Surprisingly, my existing load recipe for the 250 gr TTSX really liked a light crimp. Accuracy was the same, but I gained a little bit of velocity as a result of the crimp. This load is a real thumper! Very flat trajectory, bucks wind like a champ, and hits with about 3550 ft-pounds at 100 yards and almost 1800 ft-pounds of energy at 500 yards! It pretty much hits like a 300 grain lead bullet, but with a flat trajectory and lower recoil. I find it relatively easy to shoot 1” five-shot groups with this load. No need to develop any further, and another rifle is ready for my African adventure.

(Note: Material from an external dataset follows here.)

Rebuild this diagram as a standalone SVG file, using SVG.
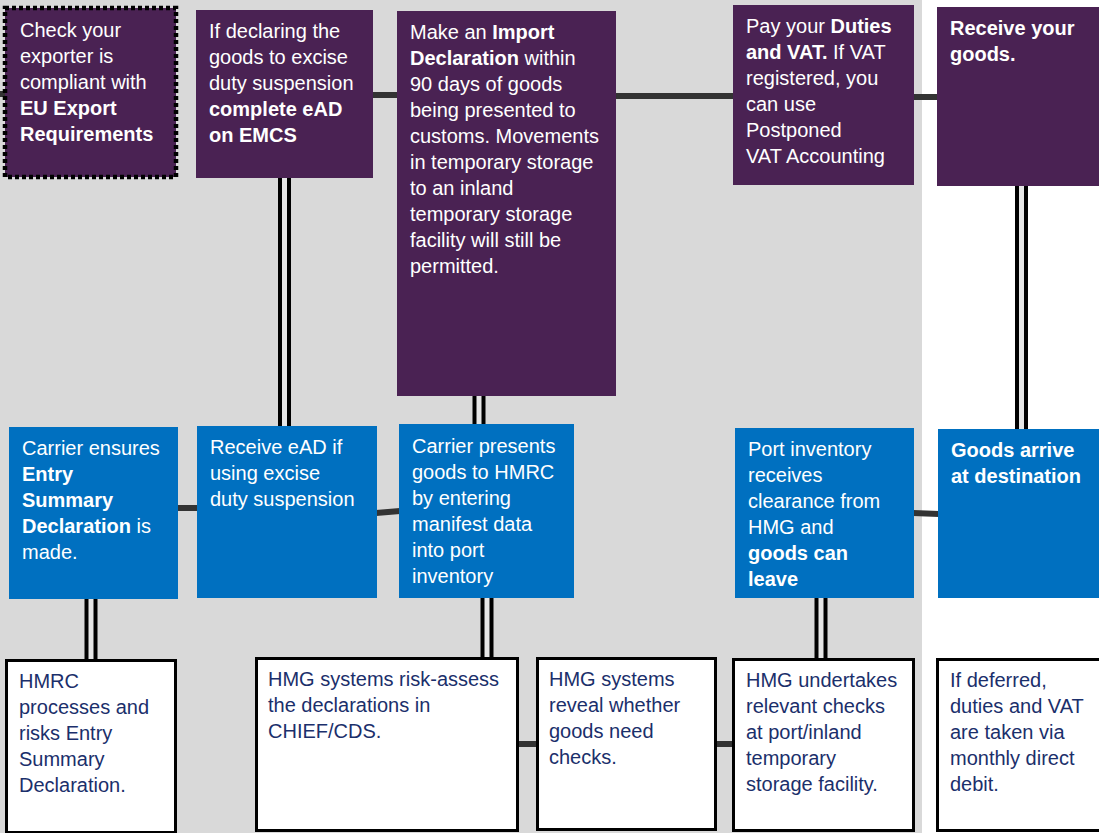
<svg xmlns="http://www.w3.org/2000/svg" width="1099" height="833" viewBox="0 0 1099 833">
<style>
text{font-family:"Liberation Sans",Arial,sans-serif;font-size:20px}
.w{fill:#ffffff}
.n{fill:#1b2f6b}
.b{font-weight:bold}
.pu{fill:#4a2253}
.bl{fill:#0070c0}
.wb{fill:#ffffff;stroke:#000;stroke-width:3}
.h{stroke:#333333;stroke-width:6;fill:none}
.dv{stroke:#000;stroke-width:13;fill:none}
.dg{stroke:#e6e6e6;stroke-width:5;fill:none}
</style>
<rect x="0" y="0" width="1099" height="833" fill="#ffffff"/>
<rect x="0" y="0" width="922" height="833" fill="#d9d9d9"/>
<g id="connectors">
<line class="h" x1="0" y1="94" x2="6" y2="94"/>
<line class="h" x1="372" y1="95" x2="398" y2="95"/>
<line class="h" x1="615" y1="96" x2="734" y2="96"/>
<line class="h" x1="913" y1="97" x2="938" y2="97"/>
<line class="h" x1="177" y1="508" x2="198" y2="508"/>
<line class="h" x1="376" y1="513" x2="400" y2="511"/>
<line class="h" x1="913" y1="513" x2="939" y2="514"/>
<line class="h" x1="517" y1="744" x2="538" y2="744"/>
<line class="h" x1="715" y1="744" x2="734" y2="744"/>
<g>
<line class="dv" x1="284.5" y1="178" x2="284.5" y2="427"/><line class="dg" x1="284.5" y1="178" x2="284.5" y2="427"/>
<line class="dv" x1="479" y1="395" x2="479" y2="425"/><line class="dg" x1="479" y1="395" x2="479" y2="425"/>
<line class="dv" x1="1021.5" y1="185" x2="1021.5" y2="430"/><line class="dg" x1="1021.5" y1="185" x2="1021.5" y2="430"/>
<line class="dv" x1="91" y1="598" x2="91" y2="660"/><line class="dg" x1="91" y1="598" x2="91" y2="660"/>
<line class="dv" x1="487" y1="597" x2="487" y2="658"/><line class="dg" x1="487" y1="597" x2="487" y2="658"/>
<line class="dv" x1="821" y1="597" x2="821" y2="659"/><line class="dg" x1="821" y1="597" x2="821" y2="659"/>
</g>
</g>
<g id="n1">
<rect class="pu" x="5" y="8" width="171" height="169" stroke="#000" stroke-width="4.5" stroke-dasharray="4 3"/>
<text class="w" x="20" y="37">Check your</text>
<text class="w" x="20" y="63">exporter is</text>
<text class="w" x="20" y="89">compliant with</text>
<text class="w b" x="20" y="115">EU Export</text>
<text class="w b" x="20" y="141">Requirements</text>
</g>
<g id="n2">
<rect class="pu" x="196" y="10" width="177" height="168"/>
<text class="w" x="209" y="38">If declaring the</text>
<text class="w" x="209" y="64">goods to excise</text>
<text class="w" x="209" y="90">duty suspension</text>
<text class="w b" x="209" y="116">complete eAD</text>
<text class="w b" x="209" y="142">on EMCS</text>
</g>
<g id="n3">
<rect class="pu" x="397" y="11" width="219" height="385"/>
<text class="w" x="410" y="39">Make an <tspan class="b">Import</tspan></text>
<text class="w" x="410" y="65"><tspan class="b">Declaration</tspan> within</text>
<text class="w" x="410" y="91">90 days of goods</text>
<text class="w" x="410" y="117">being presented to</text>
<text class="w" x="410" y="143">customs. Movements</text>
<text class="w" x="410" y="169">in temporary storage</text>
<text class="w" x="410" y="195">to an inland</text>
<text class="w" x="410" y="221">temporary storage</text>
<text class="w" x="410" y="247">facility will still be</text>
<text class="w" x="410" y="273">permitted.</text>
</g>
<g id="n4">
<rect class="pu" x="733" y="5" width="181" height="180"/>
<text class="w" x="746" y="33">Pay your <tspan class="b">Duties</tspan></text>
<text class="w" x="746" y="59"><tspan class="b">and VAT.</tspan> If VAT</text>
<text class="w" x="746" y="85">registered, you</text>
<text class="w" x="746" y="111">can use</text>
<text class="w" x="746" y="137">Postponed</text>
<text class="w" x="746" y="163">VAT Accounting</text>
</g>
<g id="n5">
<rect class="pu" x="937" y="7" width="162" height="179"/>
<text class="w b" x="950" y="35">Receive your</text>
<text class="w b" x="950" y="61">goods.</text>
</g>
<g id="n6">
<rect class="bl" x="9" y="427" width="169" height="172"/>
<text class="w" x="22" y="455">Carrier ensures</text>
<text class="w b" x="22" y="481">Entry</text>
<text class="w b" x="22" y="507">Summary</text>
<text class="w" x="22" y="533"><tspan class="b">Declaration</tspan> is</text>
<text class="w" x="22" y="559">made.</text>
</g>
<g id="n7">
<rect class="bl" x="197" y="426" width="180" height="172"/>
<text class="w" x="210" y="454">Receive eAD if</text>
<text class="w" x="210" y="480">using excise</text>
<text class="w" x="210" y="506">duty suspension</text>
</g>
<g id="n8">
<rect class="bl" x="399" y="424" width="175" height="174"/>
<text class="w" x="412" y="453">Carrier presents</text>
<text class="w" x="412" y="479">goods to HMRC</text>
<text class="w" x="412" y="505">by entering</text>
<text class="w" x="412" y="531">manifest data</text>
<text class="w" x="412" y="557">into port</text>
<text class="w" x="412" y="583">inventory</text>
</g>
<g id="n9">
<rect class="bl" x="735" y="428" width="179" height="170"/>
<text class="w" x="748" y="456">Port inventory</text>
<text class="w" x="748" y="482">receives</text>
<text class="w" x="748" y="508">clearance from</text>
<text class="w" x="748" y="534">HMG and</text>
<text class="w b" x="748" y="560">goods can</text>
<text class="w b" x="748" y="586">leave</text>
</g>
<g id="n10">
<rect class="bl" x="938" y="429" width="161" height="169"/>
<text class="w b" x="951" y="457">Goods arrive</text>
<text class="w b" x="951" y="483">at destination</text>
</g>
<g id="n11">
<rect class="wb" x="6.5" y="660.5" width="169" height="172"/>
<text class="n" x="19" y="688">HMRC</text>
<text class="n" x="19" y="714">processes and</text>
<text class="n" x="19" y="740">risks Entry</text>
<text class="n" x="19" y="766">Summary</text>
<text class="n" x="19" y="792">Declaration.</text>
</g>
<g id="n12">
<rect class="wb" x="256.5" y="658.5" width="261" height="172"/>
<text class="n" x="268" y="686">HMG systems risk-assess</text>
<text class="n" x="268" y="712">the declarations in</text>
<text class="n" x="268" y="738">CHIEF/CDS.</text>
</g>
<g id="n13">
<rect class="wb" x="537.5" y="658.5" width="178" height="171"/>
<text class="n" x="549" y="686">HMG systems</text>
<text class="n" x="549" y="712">reveal whether</text>
<text class="n" x="549" y="738">goods need</text>
<text class="n" x="549" y="764">checks.</text>
</g>
<g id="n14">
<rect class="wb" x="733.5" y="659.5" width="180" height="171"/>
<text class="n" x="746" y="687">HMG undertakes</text>
<text class="n" x="746" y="713">relevant checks</text>
<text class="n" x="746" y="739">at port/inland</text>
<text class="n" x="746" y="765">temporary</text>
<text class="n" x="746" y="791">storage facility.</text>
</g>
<g id="n15">
<rect class="wb" x="937.5" y="659.5" width="170" height="171"/>
<text class="n" x="950" y="687">If deferred,</text>
<text class="n" x="950" y="713">duties and VAT</text>
<text class="n" x="950" y="739">are taken via</text>
<text class="n" x="950" y="765">monthly direct</text>
<text class="n" x="950" y="791">debit.</text>
</g>
</svg>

I go over my itinerary, my gear, airline procedures, gun import/export procedures, my paperwork, taxidermy plans, and domestic arrangements seemingly on a daily basis in the last week leading up to my trip. I even make a checklist to go through before I leave my home for the airport, and continually add to it as the departure date gets near. I made copies of copies of everything for checked bags, carry-ons, and the rifle case. I call British Airways 5 days before departure to give my firearms and ammo notification. Not fully trusting the broken English from the BA call center in India, I call back 4 days before the trip to verify that the information was correctly entered. I constantly annoy family members to make sure my dogs, cats, and chickens will be well cared for in my absence.


I am ready, I think.

Chris-
Amazing hunt and very thorough report-
My wife and I are in the processes of choosing an outfitter for a March 2017 first time Safari hunt in Limpopo, South Africa. As I have read reviews and got feedback, I was initially concerned about the ability to acquire 5 animals (Blue Wildebeest, Waterbuck, Warthog, Eland, and Kudu) for an 8 day hunt. Main concern was due to the thick brush and suboptimal season. Based on your comments and video (with a little luck) it appears very doable. You video was great and gave me a good sense of shooting conditions. Any other advice that you would not mind providing me outside of your post is appreciated!